If you are tired, spend time alone. It will give you immense relief. When you are alone, you have a great opportunity to listen to yourself, examine your thoughts, reassess your plans and goals and reset yourself or initiate new actions. This is true in both worldly life and spiritual life. People drain you. Silence and solitude let you recharge and reset yourself. If you are ever in doubt about anything, if your confused or conflicted, spend time alone. You will find clarity. Silence is a cleanser. It removes negativity and mental blocks/

Solitary life is ideal for contemplative practices too. Whether you live in a forest or in your home, you have to practice aloneness to free the mind from disturbances and fix it in the chosen goal. In worldly life also we need to be occasionally alone to review our actions or think about our future or find solutions to our problems. Even in relationships, we need space.
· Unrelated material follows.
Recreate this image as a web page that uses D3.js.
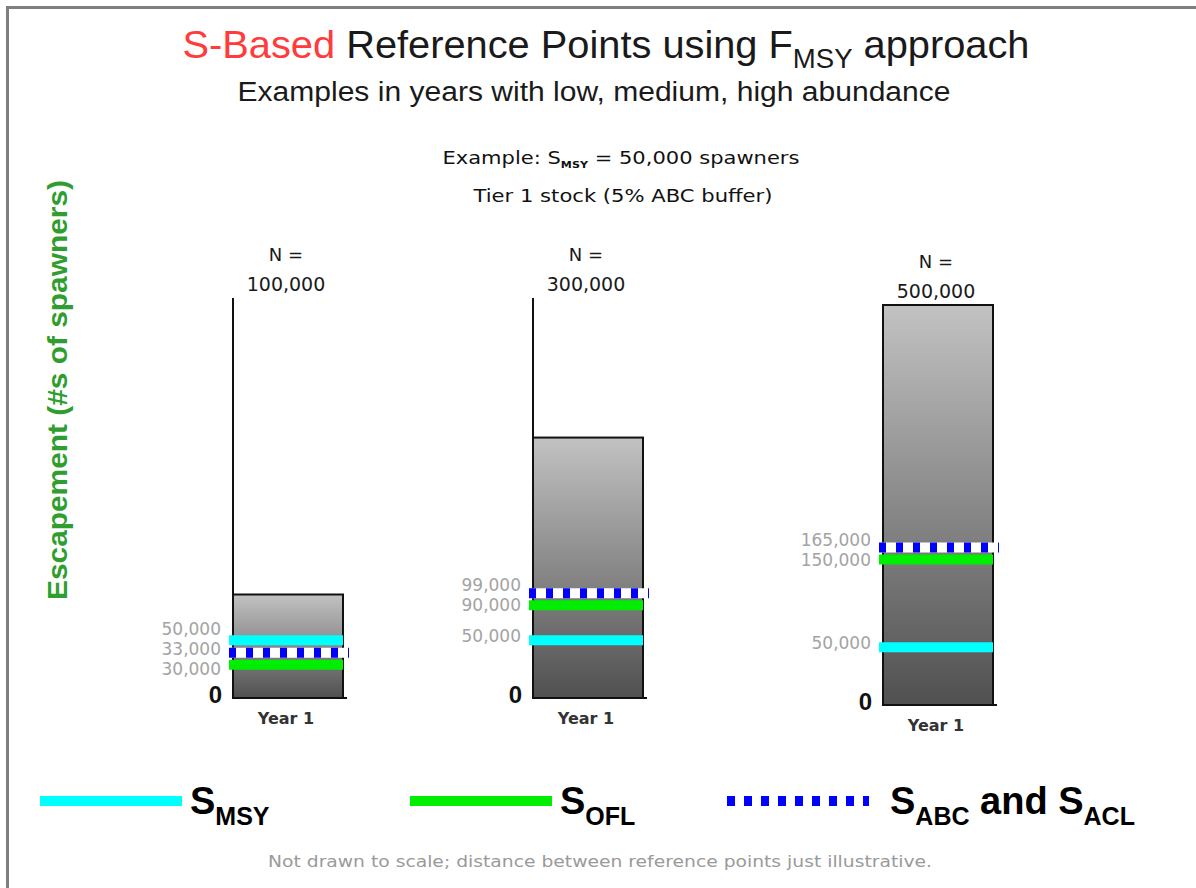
<!DOCTYPE html>
<html>
<head>
<meta charset="utf-8">
<script src="https://cdn.jsdelivr.net/npm/d3@7"></script>
<style>
    html, body { margin: 0; padding: 0; background: #fff; }
    svg { display: block; }
</style>
</head>
<body>
<svg id="chart" width="1196" height="888"></svg>
<script>
// data
var abundance = [100000, 300000, 500000];
var sMSY = [50000, 50000, 50000];
var sOFL = [30000, 90000, 150000];
var sABC = [33000, 99000, 165000];
var yearLabels = ["Year 1", "Year 1", "Year 1"];
var legendKeys = ["MSY", "OFL", "ABC"];

// layout
var panelLeft = [233, 533, 883],
    panelBase = [698, 698, 705],
    barWidth = 110,
    axisHeight = 400,
    fmt = d3.format(",");

var svg = d3.select("#chart");

// frame
svg.append("path")
    .attr("d", "M7.5,888V7.5H1196")
    .style("fill", "none")
    .style("stroke", "#7f7f7f")
    .style("stroke-width", 3);

// titles
var title = svg.append("text")
    .attr("x", 606)
    .attr("y", 58)
    .attr("text-anchor", "middle")
    .attr("textLength", 847)
    .attr("lengthAdjust", "spacingAndGlyphs")
    .style("font-family", "Liberation Sans, Arial, sans-serif")
    .style("font-size", "39px")
    .style("fill", "#1a1a1a");
title.append("tspan").style("fill", "#ff3b3b").text("S-Based");
title.append("tspan").text(" Reference Points using F");
title.append("tspan").attr("dy", 10).style("font-size", "27px").text("MSY");
title.append("tspan").attr("dy", -10).text(" approach");

svg.append("text")
    .attr("x", 594)
    .attr("y", 101)
    .attr("text-anchor", "middle")
    .attr("textLength", 713)
    .attr("lengthAdjust", "spacingAndGlyphs")
    .style("font-family", "Liberation Sans, Arial, sans-serif")
    .style("font-size", "27px")
    .style("fill", "#1a1a1a")
    .text("Examples in years with low, medium, high abundance");

var ex = svg.append("text")
    .attr("x", 621)
    .attr("y", 164)
    .attr("text-anchor", "middle")
    .attr("textLength", 357)
    .attr("lengthAdjust", "spacingAndGlyphs")
    .style("font-family", "DejaVu Sans, sans-serif")
    .style("font-size", "17px")
    .style("fill", "#111");
ex.append("tspan").text("Example:  S");
ex.append("tspan").attr("dy", 4).style("font-size", "9px").style("font-weight", "bold").text("MSY");
ex.append("tspan").attr("dy", -4).text(" = " + fmt(sMSY[0]) + " spawners");

svg.append("text")
    .attr("x", 623)
    .attr("y", 202)
    .attr("text-anchor", "middle")
    .attr("textLength", 299)
    .attr("lengthAdjust", "spacingAndGlyphs")
    .style("font-family", "DejaVu Sans, sans-serif")
    .style("font-size", "17px")
    .style("fill", "#111")
    .text("Tier 1 stock (5% ABC buffer)");

svg.append("text")
    .attr("transform", "translate(67,390) rotate(-90)")
    .attr("text-anchor", "middle")
    .attr("textLength", 420)
    .attr("lengthAdjust", "spacingAndGlyphs")
    .style("font-family", "Liberation Sans, Arial, sans-serif")
    .style("font-weight", "bold")
    .style("font-size", "28px")
    .style("fill", "#2f9e2f")
    .text("Escapement (#s of spawners)");

// bar gradient
var grad = svg.append("defs").append("linearGradient")
    .attr("id", "barFill")
    .attr("x1", 0).attr("y1", 0).attr("x2", 0).attr("y2", 1);
grad.append("stop").attr("offset", "0%").attr("stop-color", "#c2c2c2");
grad.append("stop").attr("offset", "100%").attr("stop-color", "#505050");

// not drawn to scale: a shared power scale keeps the illustrative spacing
var h = d3.scalePow()
    .exponent(0.84)
    .domain([0, d3.max(abundance)])
    .range([0, axisHeight]);

var lineStyle = {
    MSY: {color: "#00ffff", ext: 0},
    OFL: {color: "#00ee00", ext: 0},
    ABC: {color: "#0000ff", ext: 6}
};

// push apart items that sit closer than gap (pixel y)
function spread(items, gap) {
    items.sort(function (a, b) { return a.y - b.y; });
    for (var it = 0; it < 60; it++) {
        for (var i = 1; i < items.length; i++) {
            var d = items[i].y - items[i - 1].y;
            if (d < gap) {
                var m = (gap - d) / 2;
                items[i - 1].y -= m;
                items[i].y += m;
            }
        }
    }
    return items;
}

abundance.forEach(function (n, i) {
    var x0 = panelLeft[i],
        base = panelBase[i],
        cx = x0 + barWidth / 2,
        g = svg.append("g");

    var y = function (v) { return base - h(v); };

    // vertical axis
    g.append("line")
        .attr("x1", x0).attr("x2", x0)
        .attr("y1", y(d3.max(abundance))).attr("y2", base)
        .style("stroke", "#111")
        .style("stroke-width", 2);

    g.append("rect")
        .attr("x", x0)
        .attr("y", y(n))
        .attr("width", barWidth)
        .attr("height", h(n))
        .style("fill", "url(#barFill)")
        .style("stroke", "#111")
        .style("stroke-width", 2);

    g.append("line")
        .attr("x1", x0 + barWidth).attr("x2", x0 + barWidth + 4)
        .attr("y1", base).attr("y2", base)
        .style("stroke", "#111")
        .style("stroke-width", 2);

    var refs = [
        {key: "MSY", v: sMSY[i]},
        {key: "OFL", v: sOFL[i]},
        {key: "ABC", v: sABC[i]}
    ];
    refs.forEach(function (r) { r.y = y(r.v); });
    spread(refs, 12);

    refs.forEach(function (r) {
        var st = lineStyle[r.key];
        var x1 = x0 - 4, x2 = x0 + barWidth + st.ext;
        if (r.key === "ABC") {
            g.append("line")
                .attr("x1", x1).attr("x2", x2).attr("y1", r.y).attr("y2", r.y)
                .style("stroke", "#fff").style("stroke-width", 10);
            g.append("line")
                .attr("x1", x1).attr("x2", x2).attr("y1", r.y).attr("y2", r.y)
                .style("stroke", st.color).style("stroke-width", 10)
                .style("stroke-dasharray", "7,10");
        } else {
            g.append("line")
                .attr("x1", x1).attr("x2", x2).attr("y1", r.y).attr("y2", r.y)
                .style("stroke", st.color).style("stroke-width", 10);
        }
    });

    var labels = refs.map(function (r) { return {y: r.y - 4, v: r.v}; });
    spread(labels, 20);
    g.selectAll(".val")
        .data(labels)
        .enter().append("text")
        .attr("class", "val")
        .attr("x", x0 - 12)
        .attr("y", function (d) { return d.y; })
        .attr("dy", "0.36em")
        .attr("text-anchor", "end")
        .style("font-family", "DejaVu Sans, sans-serif")
        .style("font-size", "17px")
        .style("fill", "#a3a3a3")
        .text(function (d) { return fmt(d.v); });

    g.append("text")
        .attr("x", x0 - 11)
        .attr("y", y(0) + 5)
        .attr("text-anchor", "end")
        .style("font-family", "Liberation Sans, Arial, sans-serif")
        .style("font-weight", "bold")
        .style("font-size", "24px")
        .style("fill", "#111")
        .text("0");

    var top = y(d3.max(abundance));
    g.append("text")
        .attr("x", cx - 2)
        .attr("y", top - 37)
        .attr("text-anchor", "middle")
        .style("font-family", "DejaVu Sans, sans-serif")
        .style("font-size", "18px")
        .style("fill", "#1a1a1a")
        .text("N =");
    g.append("text")
        .attr("x", cx - 2)
        .attr("y", top - 7)
        .attr("text-anchor", "middle")
        .style("font-family", "DejaVu Sans, sans-serif")
        .style("font-size", "19px")
        .style("fill", "#1a1a1a")
        .text(fmt(n));

    g.append("text")
        .attr("x", cx - 2)
        .attr("y", base + 26)
        .attr("text-anchor", "middle")
        .style("font-family", "DejaVu Sans, sans-serif")
        .style("font-size", "16px")
        .style("font-weight", "bold")
        .style("fill", "#333")
        .text(yearLabels[i]);
});

// legend
var legendX = [40, 410, 727],
    legendY = 801,
    legendText = [
        [["S", ""], ["MSY", "sub"]],
        [["S", ""], ["OFL", "sub"]],
        [["S", ""], ["ABC", "sub"], [" and S", ""], ["ACL", "sub"]]
    ];

legendKeys.forEach(function (k, i) {
    var st = lineStyle[k];
    var lg = svg.append("g").attr("transform", "translate(" + legendX[i] + "," + legendY + ")");
    lg.append("line")
        .attr("x1", 0).attr("x2", 142)
        .style("stroke", st.color)
        .style("stroke-width", 10)
        .style("stroke-dasharray", k === "ABC" ? "8,9" : null);
    var t = lg.append("text")
        .attr("x", k === "ABC" ? 163 : 150)
        .attr("y", 13)
        .style("font-family", "Liberation Sans, Arial, sans-serif")
        .style("font-weight", "bold")
        .style("font-size", "38px")
        .style("fill", "#000");
    var shift = 0;
    legendText[i].forEach(function (p) {
        var dy = p[1] === "sub" ? 11 - shift : -shift;
        shift = p[1] === "sub" ? 11 : 0;
        t.append("tspan")
            .attr("dy", dy)
            .style("font-size", p[1] === "sub" ? "25px" : "38px")
            .text(p[0]);
    });
});

svg.append("text")
    .attr("x", 600)
    .attr("y", 867)
    .attr("text-anchor", "middle")
    .attr("textLength", 664)
    .attr("lengthAdjust", "spacingAndGlyphs")
    .style("font-family", "DejaVu Sans, sans-serif")
    .style("font-size", "15px")
    .style("fill", "#9a9a9a")
    .text("Not drawn to scale; distance between reference points just illustrative.");
</script>
</body>
</html>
If you are constantly surrounded by people, you will feel drained out and stressed as you let them invade your mind and consume your attention. Spiritual masters and enlightened yogis too seek solitude when they remain busy for a long time spreading their knowledge and wisdom or listening to the suffering of their followers who approach them for solace or solutions. The mind and body are creations of Nature. They are subject to many limitations. Therefore, however skillful you may be in yoga, you have to rest your mind and body to recover from exhaustion.
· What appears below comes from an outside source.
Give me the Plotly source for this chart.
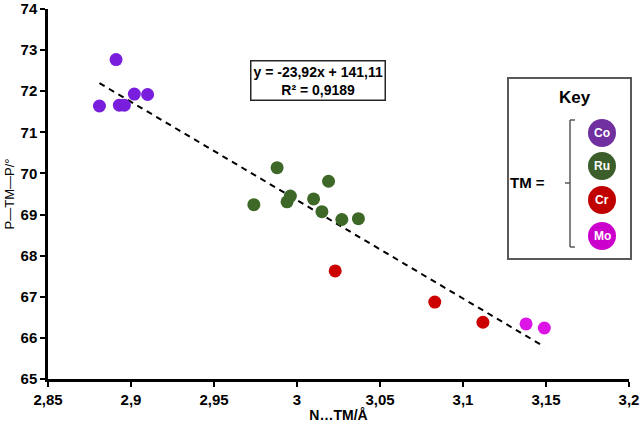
import plotly.graph_objects as go

# ---- data ----
co_x = [2.881, 2.891, 2.893, 2.896, 2.902, 2.910]
co_y = [71.64, 72.77, 71.66, 71.66, 71.93, 71.92]
ru_x = [2.974, 2.988, 2.994, 2.996, 3.010, 3.015, 3.019, 3.027, 3.037]
ru_y = [69.24, 70.14, 69.31, 69.45, 69.38, 69.07, 69.81, 68.88, 68.90]
cr_x = [3.023, 3.083, 3.112]
cr_y = [67.63, 66.87, 66.38]
mo_x = [3.138, 3.149]
mo_y = [66.34, 66.24]

slope = -23.92
intercept = 141.11
r2_text = "0,9189"

x_tickvals = [2.85, 2.9, 2.95, 3.0, 3.05, 3.1, 3.15, 3.2]
x_ticktext = ["2,85", "2,9", "2,95", "3", "3,05", "3,1", "3,15", "3,2"]
y_tickvals = [65, 66, 67, 68, 69, 70, 71, 72, 73, 74]

key_labels = ["Co", "Ru", "Cr", "Mo"]
key_colors = ["#7030A0", "#3B5E2B", "#C00000", "#CC00CC"]

# ---- layout geometry (pixels) ----
W, H = 640, 423
L, R, T, B = 48, 11, 9, 44
PW, PH = W - L - R, H - T - B
FONT = "Liberation Sans"


def px(x):
    return (x - L) / PW


def py(y):
    return (H - B - y) / PH


fig = go.Figure()

all_x = co_x + ru_x + cr_x + mo_x
tx = [min(all_x), max(all_x)]
ty = [slope * v + intercept for v in tx]
fig.add_trace(go.Scatter(x=tx, y=ty, mode="lines",
                         line=dict(color="black", width=2, dash="6px,5px"),
                         showlegend=False, hoverinfo="skip"))

for xs, ys, col in [(co_x, co_y, "#781EDC"), (ru_x, ru_y, "#3E6828"),
                    (cr_x, cr_y, "#CC0000"), (mo_x, mo_y, "#DC14E6")]:
    fig.add_trace(go.Scatter(x=xs, y=ys, mode="markers",
                             marker=dict(color=col, size=13, line=dict(width=0)),
                             showlegend=False))

shapes = []
annotations = []


def ann(x, y, text, size, color="black", bold=True, **kw):
    d = dict(xref="paper", yref="paper", x=px(x), y=py(y),
             text=f"<b>{text}</b>" if bold else text,
             showarrow=False, xanchor="center", yanchor="middle",
             font=dict(family=FONT, size=size, color=color))
    d.update(kw)
    annotations.append(d)


# equation box
eq = f"y = {slope:.2f}x + {intercept:.2f}".replace(".", ",")
ann(318, 80, f"{eq}<br>R² = {r2_text}", 14,
    bordercolor="#262626", borderwidth=1.5, borderpad=2, bgcolor="white", align="center")

# key box
shapes.append(dict(type="rect", xref="paper", yref="paper",
                   x0=px(508), x1=px(631), y0=py(259), y1=py(78),
                   line=dict(color="#595959", width=2), fillcolor="white", layer="above"))
ann(575, 97, "Key", 17)
ann(527, 182, "TM =", 15)
# bracket
bc = dict(color="#595959", width=1.5)
for (x0, y0, x1, y1) in [(570, 120, 570, 247), (570, 120, 575, 120),
                         (570, 247, 575, 247), (565, 183, 570, 183)]:
    shapes.append(dict(type="line", xref="paper", yref="paper",
                       x0=px(x0), y0=py(y0), x1=px(x1), y1=py(y1), line=bc, layer="above"))
# key circles
key_y = [133, 166, 200, 236]
for lab, col, yy in zip(key_labels, key_colors, key_y):
    shapes.append(dict(type="circle", xref="paper", yref="paper",
                       xsizemode="pixel", ysizemode="pixel",
                       xanchor=px(602), yanchor=py(yy),
                       x0=-14, x1=14, y0=-14, y1=14,
                       fillcolor=col, line=dict(width=0), layer="above"))
    ann(602, yy, lab, 12, color="white")

axis_common = dict(showgrid=False, zeroline=False, showline=True, linecolor="black",
                   linewidth=2.5, ticks="outside", ticklen=5, tickwidth=2, tickcolor="black",
                   automargin=False, ticklabeloverflow="allow",
                   tickfont=dict(family=FONT, size=15, color="black"))

fig.update_layout(
    width=W, height=H,
    margin=dict(l=L, r=R, t=T, b=B, pad=0),
    paper_bgcolor="white", plot_bgcolor="white",
    xaxis=dict(range=[2.85, 3.2], tickvals=x_tickvals,
               ticktext=[f"<b>{t}</b>" for t in x_ticktext],
               title=dict(text="<b>N…TM/Å</b>", standoff=3,
                          font=dict(family=FONT, size=14, color="black")),
               **axis_common),
    yaxis=dict(range=[65, 74], tickvals=y_tickvals,
               ticktext=[f"<b>{t}</b>" for t in y_tickvals],
               title=dict(text="P—TM—P/°", standoff=4,
                          font=dict(family=FONT, size=13, color="black")),
               **axis_common),
    shapes=shapes, annotations=annotations,
)

fig.write_html("out.html")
In worldly life we are conditioned to seek the company of friends and relations to pursue our goals and satisfy our emotional and belongingness needs. In business and profession, we place a lot of value on building a network of relationships and alliances to extend our influence or seek their help to complete our tasks. Society itself encourages social engagement as a means to self-preservation. Since people dread loneliness, solitary confinement is one of the prescribed methods to punish those who violate the laws or question the authority or try to assert their independence.

In spiritual life, solitude is the cherished practice. Aloneness (ekantam) is the means and aloneness (kaivalyam) is the goal. The eternal, infinite self is one and only, without a second. To become absorbed in that state, one must cultivate solitude. The scriptures unanimously recommend it. As stated in the Bhagavadgita (6.10 & 11) yogis are advised to stay alone in a solitary or a secret place and choose a clean place to set up a firm seat and practice concentration and contemplation.

It is not necessary that they should stay at the same place to practice solitude. They can move from place to place as parivrajakas or a sramanas used to do in the past, and still remain secluded avoiding places where people life or congregate. The important aspect of it is that one must be comfortable staying alone and being oneself. If any company is to be sought it shall be the company of the Self not of the people or objects. Staying alone, the yogi should let happiness flow through him. While practicing solitude, they may also occasionally participate in satsangs to meet holy people and interact with them.

The happiness of yogis or reclusive people shall not arise from their contact with external objects since it defeats the purpose and makes them dependent upon sense objects. It shall spontaneously arise from within themselves by the very thought that they are free. As Ashtavakra states (1.11), he who thinks he is free is free and he who thinks he is bound remains bound.” According to him happiness arises when you detach yourself from your body and rest in intelligence, knowing that you do not belong to any caste, group or ashrama and you are invisible and imperceptible to the world.

A free soul, who has renounced desires and attachments and cultivated sameness and equanimity and whose mind is withdrawn and restrained, he is not bound by the dualities or virtue and vice or pleasure and pain. Becoming a witness and knowing that he is neither the enjoyer nor the doer, he remains free and satisfied within himself, untroubled by loss or gain, egoism and delusion. Hence, the Bhagavadgita defines yoga as disassociation from union with pain and suffering, and suggests that one should practice it without despair and disheartedness. At that stage, it does not matter whether he alone or with others. He remains free in all conditions.